[AIM] Your output must be the lines below from the line containing "Output the Python" to the line containing "ax = fig.add_axes([0.080, 0.083, 0.899, 0.882])", both lines included, reproduced exactly and without pictures.
--- begin SOURCE DATA ---
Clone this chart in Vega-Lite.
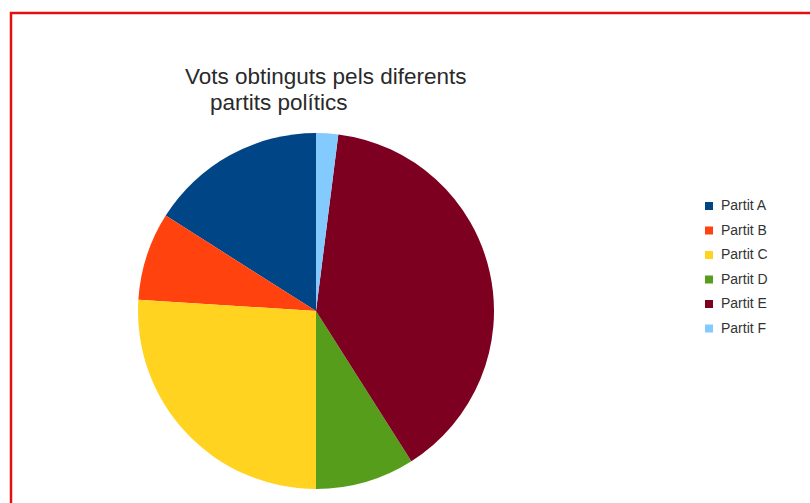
{
  "$schema": "https://vega.github.io/schema/vega-lite/v6.json",
  "autosize": {"type": "none"},
  "width": 801,
  "height": 492,
  "padding": {"left": 11, "top": 13, "right": -2, "bottom": -2},
  "background": "white",
  "view": {"stroke": "#e01010", "strokeWidth": 2.5, "fill": "white"},
  "title": {
    "text": ["Vots obtinguts pels diferents", "\u200b\u00a0\u00a0\u00a0\u00a0partits polítics"],
    "orient": "top",
    "anchor": "start",
    "frame": "group",
    "align": "left",
    "baseline": "alphabetic",
    "offset": 0,
    "dx": 174,
    "dy": 119,
    "font": "Liberation Sans",
    "fontSize": 22.5,
    "fontWeight": "normal",
    "color": "#2a2a2a",
    "lineHeight": 26
  },
  "data": {
    "values": [
      {"partit": "Partit A", "vots": 16},
      {"partit": "Partit B", "vots": 8},
      {"partit": "Partit C", "vots": 26},
      {"partit": "Partit D", "vots": 9},
      {"partit": "Partit E", "vots": 39},
      {"partit": "Partit F", "vots": 2}
    ]
  },
  "mark": {"type": "arc", "outerRadius": 178, "x": 305, "y": 298, "stroke": null},
  "encoding": {
    "theta": {"field": "vots", "type": "quantitative", "stack": true},
    "order": {"field": "partit", "sort": "descending"},
    "color": {
      "field": "partit",
      "type": "nominal",
      "scale": {
        "domain": ["Partit A", "Partit B", "Partit C", "Partit D", "Partit E", "Partit F"],
        "range": ["#004586", "#ff420e", "#ffd320", "#579d1c", "#7e0021", "#83caff"]
      },
      "legend": {
        "title": null,
        "orient": "none",
        "legendX": 691,
        "legendY": 186,
        "padding": 0,
        "symbolType": "square",
        "symbolSize": 64,
        "symbolStrokeWidth": 0,
        "labelFont": "Liberation Sans",
        "labelFontSize": 14,
        "labelColor": "#333333",
        "labelOffset": 5,
        "rowPadding": 10.5
      }
    }
  }
}
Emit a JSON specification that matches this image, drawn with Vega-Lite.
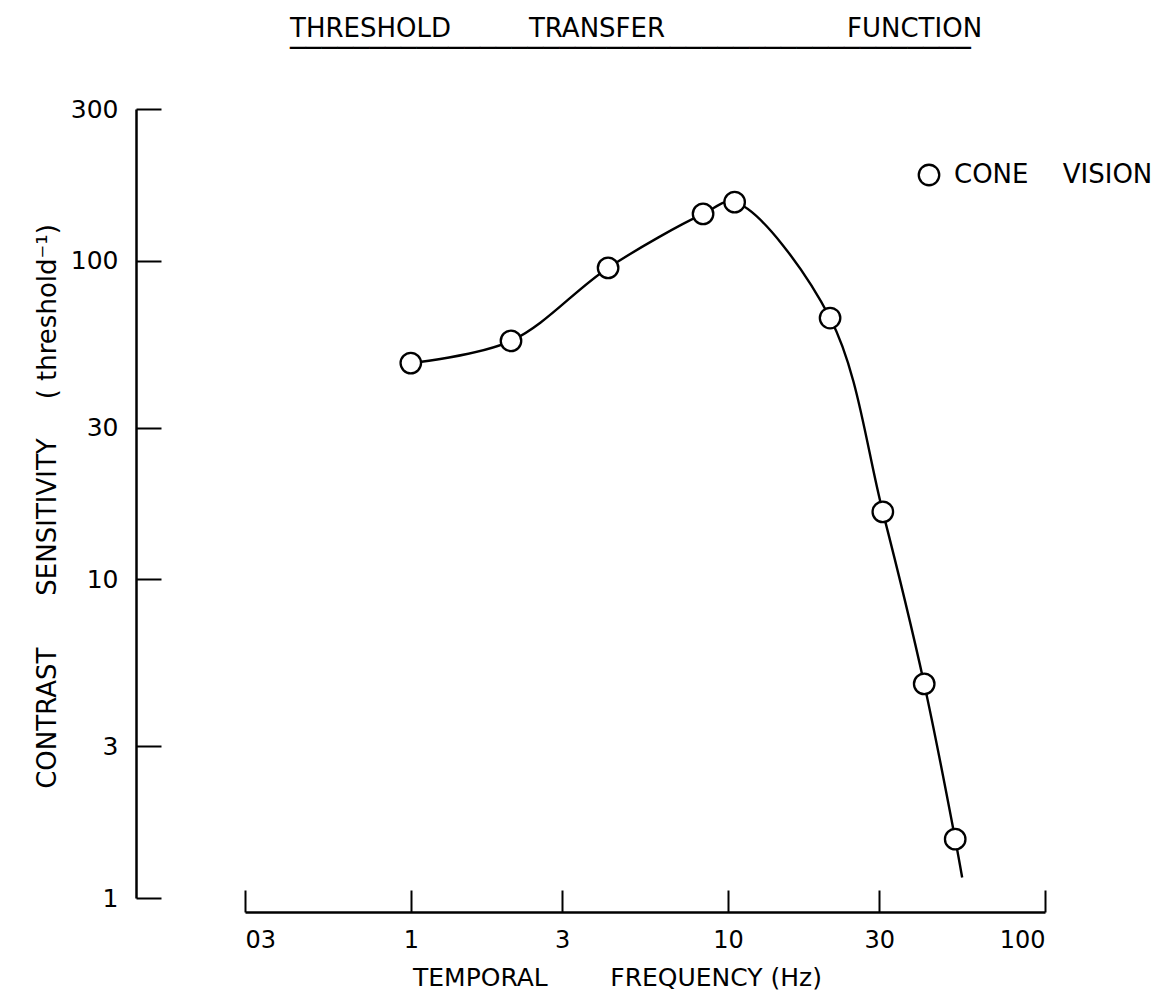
{
  "$schema": "https://vega.github.io/schema/vega-lite/v6.json",
  "autosize": {"type": "none"},
  "width": 800,
  "height": 789,
  "padding": {"left": 245, "top": 109, "right": 126, "bottom": 92},
  "background": "white",
  "config": {
    "view": {"stroke": null},
    "font": "DejaVu Sans",
    "axis": {"grid": false, "domainColor": "black", "tickColor": "black", "labelColor": "black", "titleColor": "black", "labelFont": "DejaVu Sans", "titleFont": "DejaVu Sans", "titleFontWeight": "normal"}
  },
  "title": {
    "text": "THRESHOLD\u2003\u2003\u2003TRANSFER\u2003\u2003\u2003\u2003\u2003\u2003\u2003FUNCTION",
    "subtitle": "───────────────────────────────────────────",
    "anchor": "start",
    "frame": "group",
    "dx": 45,
    "offset": 35,
    "fontSize": 26,
    "fontWeight": "normal",
    "color": "black",
    "subtitleFontSize": 26.3,
    "subtitleColor": "black",
    "subtitlePadding": -6,
    "font": "DejaVu Sans",
    "subtitleFont": "DejaVu Sans"
  },
  "datasets": {
    "pts": [
      {"f": 1.0, "s": 47.8, "series": "CONE\u2003 VISION"},
      {"f": 2.07, "s": 56.1, "series": "CONE\u2003 VISION"},
      {"f": 4.19, "s": 95.1, "series": "CONE\u2003 VISION"},
      {"f": 8.35, "s": 140.5, "series": "CONE\u2003 VISION"},
      {"f": 10.5, "s": 153, "series": "CONE\u2003 VISION"},
      {"f": 21.0, "s": 66.2, "series": "CONE\u2003 VISION"},
      {"f": 30.8, "s": 16.3, "series": "CONE\u2003 VISION"},
      {"f": 41.6, "s": 4.7, "series": "CONE\u2003 VISION"},
      {"f": 52.1, "s": 1.53, "series": "CONE\u2003 VISION"}
    ],
    "curve": [
      {"f": 1.0, "s": 47.8},
      {"f": 2.07, "s": 56.1},
      {"f": 4.19, "s": 95.1},
      {"f": 8.35, "s": 140.5},
      {"f": 10.5, "s": 153},
      {"f": 21.0, "s": 66.2},
      {"f": 30.8, "s": 16.3},
      {"f": 41.6, "s": 4.7},
      {"f": 52.1, "s": 1.53},
      {"f": 54.8, "s": 1.16}
    ]
  },
  "layer": [
    {
      "data": {"name": "curve"},
      "mark": {"type": "line", "interpolate": "catmull-rom", "color": "black", "strokeWidth": 2.4, "clip": false},
      "encoding": {
        "x": {"field": "f", "type": "quantitative", "scale": {"type": "log", "domain": [0.3, 100], "nice": false},
          "axis": {"orient": "bottom", "offset": 14, "values": [0.3, 1, 3, 10, 30, 100], "labelExpr": "datum.value < 0.5 ? '03' : format(datum.value, 'd')", "tickSize": -22, "tickWidth": 2, "domainWidth": 2.5, "labelFontSize": 24, "labelPadding": 38, "title": "TEMPORAL\u2003\u2003\u2002FREQUENCY (Hz)", "titleFontSize": 25, "titleX": 372, "titleY": 53}},
        "y": {"field": "s", "type": "quantitative", "scale": {"type": "log", "domain": [1, 300], "nice": false},
          "axis": {"orient": "left", "offset": 109, "values": [1, 3, 10, 30, 100, 300], "format": "d", "tickSize": -25, "tickWidth": 2, "domainWidth": 2.5, "labelFontSize": 25, "labelPadding": 43, "title": "CONTRAST\u2003\u2003SENSITIVITY\u2003\u2002( threshold⁻¹)", "titleFontSize": 26, "titleX": -76, "titleY": 397}}
      }
    },
    {
      "data": {"name": "pts"},
      "mark": {"type": "point", "filled": true, "fill": "white", "strokeWidth": 2.3, "size": 420, "opacity": 1, "clip": false},
      "encoding": {
        "x": {"field": "f", "type": "quantitative"},
        "y": {"field": "s", "type": "quantitative"},
        "stroke": {"field": "series", "type": "nominal", "scale": {"range": ["black"]},
          "legend": {"title": null, "orient": "none", "legendX": 671, "legendY": 53, "symbolType": "circle", "symbolSize": 420, "symbolStrokeWidth": 2.3, "symbolFillColor": "white", "labelFontSize": 26, "labelColor": "black", "labelLimit": 400, "labelOffset": 12, "labelFont": "DejaVu Sans",
            "encode": {"symbols": {"update": {"fill": {"value": "white"}, "stroke": {"value": "black"}, "strokeWidth": {"value": 2.3}, "opacity": {"value": 1}}}}}}
      }
    }
  ]
}
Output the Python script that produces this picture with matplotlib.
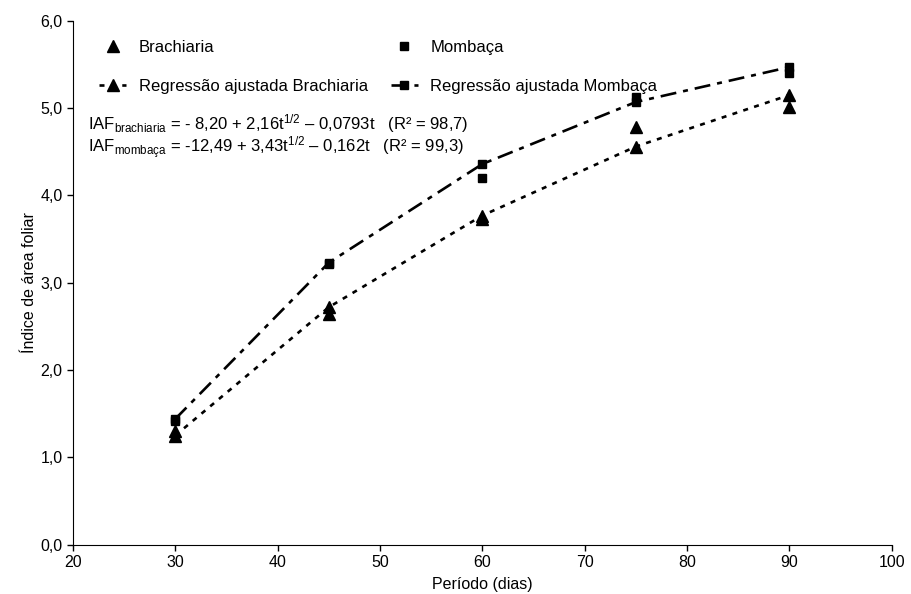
import matplotlib.pyplot as plt

plt.rcParams["font.family"] = ["Liberation Sans", "DejaVu Sans"]
plt.rcParams["mathtext.fontset"] = "custom"
plt.rcParams["mathtext.rm"] = "Liberation Sans"
plt.rcParams["mathtext.default"] = "regular"
plt.rcParams["lines.scale_dashes"] = False

# days after cutting
dias = [30, 45, 60, 75, 90]

# observed leaf area index
brach_obs = [1.30, 2.64, 3.73, 4.78, 5.01]
momb_obs = [1.42, 3.22, 4.20, 5.13, 5.40]

# fitted values
brach_fit = [1.25, 2.72, 3.77, 4.56, 5.15]
momb_fit = [1.44, 3.23, 4.36, 5.07, 5.47]

eq_brach = r"IAF$_{brachiaria}$ = - 8,20 + 2,16t$^{1/2}$ – 0,0793t   (R² = 98,7)"
eq_momb = r"IAF$_{mombaça}$ = -12,49 + 3,43t$^{1/2}$ – 0,162t   (R² = 99,3)"

fig = plt.figure(figsize=(9.11, 5.94), dpi=100)
ax = fig.add_axes([0.080, 0.083, 0.899, 0.882])

h_b, = ax.plot(dias, brach_obs, ls="none", marker="^", ms=8, color="black")
h_m, = ax.plot(dias, momb_obs, ls="none", marker="s", ms=6, color="black")
h_bf, = ax.plot(dias, brach_fit, color="black", lw=1.9, marker="^", ms=8,
                dashes=(3.6, 4.6))
h_mf, = ax.plot(dias, momb_fit, color="black", lw=1.9, marker="s", ms=6,
                dashes=(11.5, 5.0, 3.6, 5.0))

ax.set_xlim(20, 100)
ax.set_ylim(0, 6)
ax.set_xticks(range(20, 101, 10))
ax.set_yticks(range(0, 7))
ax.set_yticklabels([f"{v:.1f}".replace(".", ",") for v in range(0, 7)])
ax.tick_params(labelsize=11.5, direction="out", length=4, width=1)
for side in ("top", "right"):
    ax.spines[side].set_visible(False)

ax.set_xlabel("Período (dias)", fontsize=11.5, labelpad=5)
ax.set_ylabel("Índice de área foliar", fontsize=11.5, labelpad=2)

ax.legend(
    [h_b, h_bf, h_m, h_mf],
    ["Brachiaria", "Regressão ajustada Brachiaria", "Mombaça", "Regressão ajustada Mombaça"],
    ncol=2,
    loc="upper left",
    bbox_to_anchor=(0.014, 0.992),
    frameon=False,
    fontsize=12,
    handlelength=1.6,
    handletextpad=0.75,
    columnspacing=1.4,
    labelspacing=1.45,
)

ax.text(0.019, 0.803, eq_brach, transform=ax.transAxes, fontsize=12, va="center")
ax.text(0.019, 0.757, eq_momb, transform=ax.transAxes, fontsize=12, va="center")

fig.savefig("out.png", dpi=100)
--- end SOURCE DATA ---
[EXERCISE RESULT]
Output the Python script that produces this picture with matplotlib.
import matplotlib.pyplot as plt

plt.rcParams["font.family"] = ["Liberation Sans", "DejaVu Sans"]
plt.rcParams["mathtext.fontset"] = "custom"
plt.rcParams["mathtext.rm"] = "Liberation Sans"
plt.rcParams["mathtext.default"] = "regular"
plt.rcParams["lines.scale_dashes"] = False

# days after cutting
dias = [30, 45, 60, 75, 90]

# observed leaf area index
brach_obs = [1.30, 2.64, 3.73, 4.78, 5.01]
momb_obs = [1.42, 3.22, 4.20, 5.13, 5.40]

# fitted values
brach_fit = [1.25, 2.72, 3.77, 4.56, 5.15]
momb_fit = [1.44, 3.23, 4.36, 5.07, 5.47]

eq_brach = r"IAF$_{brachiaria}$ = - 8,20 + 2,16t$^{1/2}$ – 0,0793t   (R² = 98,7)"
eq_momb = r"IAF$_{mombaça}$ = -12,49 + 3,43t$^{1/2}$ – 0,162t   (R² = 99,3)"

fig = plt.figure(figsize=(9.11, 5.94), dpi=100)
ax = fig.add_axes([0.080, 0.083, 0.899, 0.882])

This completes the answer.